Читать «Полет сквозь годы» онлайн - страница 13

Алексей Константинович Туманский

— Послушай, гадина, — сказал я, — если еще хоть раз дотронешься до меня, то я всю твою поганую рожу изуродую!

— Ах! Так ты еще грозить мне смеешь, оборванец! Мне! Так на же! Получай, мерзавец!

И он закатил мне такую пощечину, что я едва удержался на ногах.

— Ну и ты свое получи! — И я ударил его наотмашь с левой руки (я левша).

Быстро вскочив, с криком «Подожди же!» он бросился вон из класса. Ребята окружили меня, хлопали по плечам, жали руки. Я чувствовал себя героем.

Через пять минут в класс вошел инспектор Свиридов, ведя за руку заплаканного и измазанного в крови Гохгейма. Свиридов тоже был для всей гимназии ненавистным человеком. Уже одна его наружность говорила за себя. Длинный и худой, как жердь, он, в полном несоответствии с фигурой, имел круглое лицо. Упитанные щеки, маленький, с тонкими губами, иезуитский ротик, почти полное отсутствие подбородка и глубоко спрятанные бегающие глазки. Подхалим перед директором и высшим начальством, он был груб и нахален со своими подчиненными. Не брезгуя подслушиванием, окружил себя фискалами.

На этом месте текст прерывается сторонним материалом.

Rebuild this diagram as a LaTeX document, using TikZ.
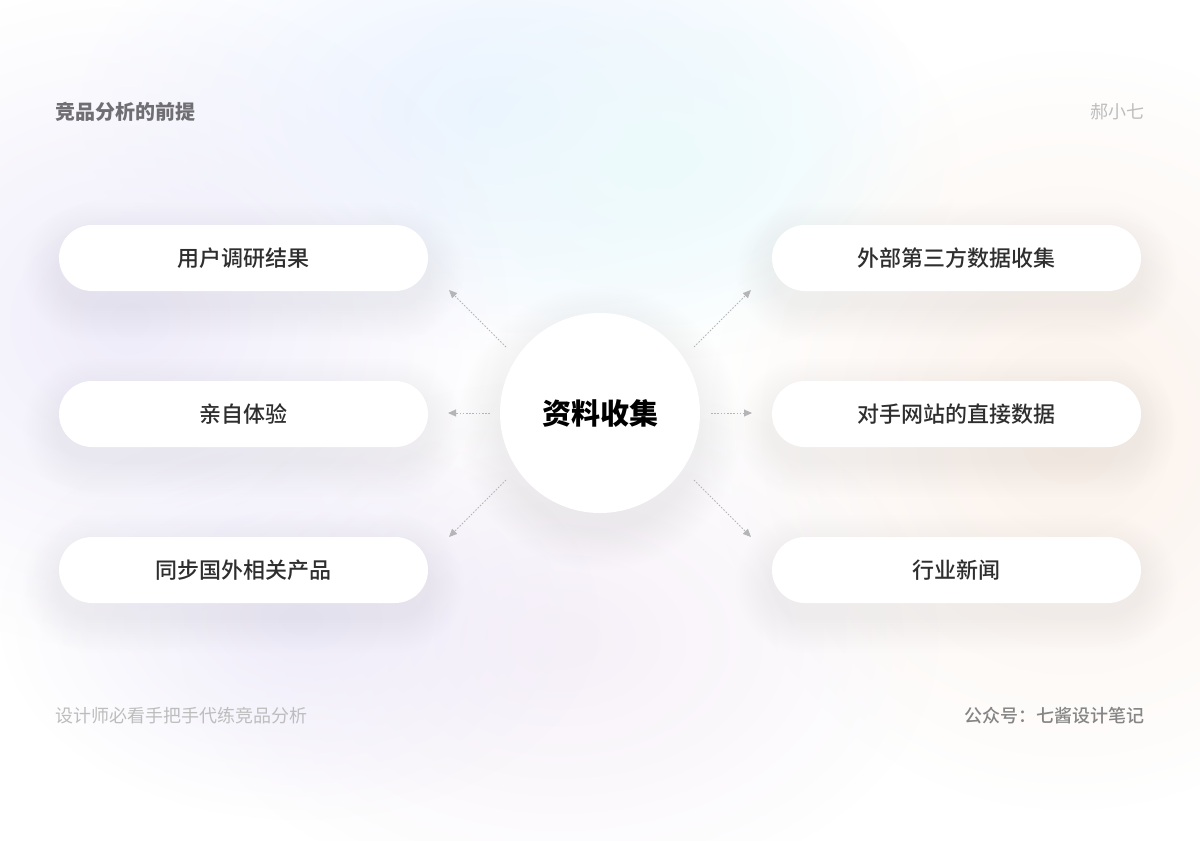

— Это ты его избил? — спросил Свиридов.

— Гохгейм первый оскорбил и ударил.

— Лжешь! Это неправда!

— Пусть сам скажет!

— Гохгейм первым ударил, — заступился за меня весь класс.

— Молчать! — крикнул Свиридов, наливаясь кровью. — Я вам покажу, как обижать беззащитного мальчика! 

— А ты... ты знал, кого ты бьешь? Знал? — обратился он снова ко мне.

— Мерзавца, — ответил я.

— Так ты еще смеешь оскорблять его? Сейчас же забирай свои книги и вон из гимназии! Думаю, что таким, как ты, здесь больше не место! И скажи своей матери, что это она виновата, вырастив такого хулигана!

— Вы не смеете оскорблять мою мать! — взорвался я. — Не позволю!

— И ты еще смеешь так разговаривать со мной? Сейчас же убирайся, а не то сторожа позову: он тебе поможет. Ишь защитник какой нашелся!

Не помня себя, я выбежал из гимназии и помчался к Степану Афанасьевичу. Сквозь слезы, захлебываясь от подступавших рыданий, я рассказал ему все, что произошло. Он кое-как успокоил меня.

— Ну, вот что, малыш. Иди домой, маме ничего не рассказывай, а объявись больным. Завтра в гимназию не ходи. Сошлись на голову, что ли. И не ходи до тех пор, пока я не скажу. Думаю, что улажу эту неприятность.

Весь следующий день я пролежал в постели. От одолевавших меня дум голова действительно болела. Первый раз в жизни столкнулся я с такой несправедливостью. «Ну почему же я?.. Ведь я же был прав. А получилось так, что оказался виноватым. Неужели правды совсем нет? Или она есть, да не для всех?» Самолюбие мое тоже сильно страдало: мне было стыдно, что я не защитил свою мать.

«В морду ему надо было заехать! — думал я о мерзавце Свиридове. — Ну, а потом, потом что? — выгнали бы с волчьим билетом, тогда что было бы?»

Так и не додумался я тогда, есть ли правда на земле, и если есть, то у кого она...

Степан Афанасьевич, будучи близко знаком с попечителем нашего округа, все рассказал ему. Попечитель вызвал к себе нашего директора и Свиридова. Результат этого разговора был совершенно неожиданный. Вечером к нам приехал сам Свиридов и принес маме извинение, сославшись на то, что был неверно информирован Гохгеймом. Мама моя и виду не подала, что слышит обо всем этом впервые.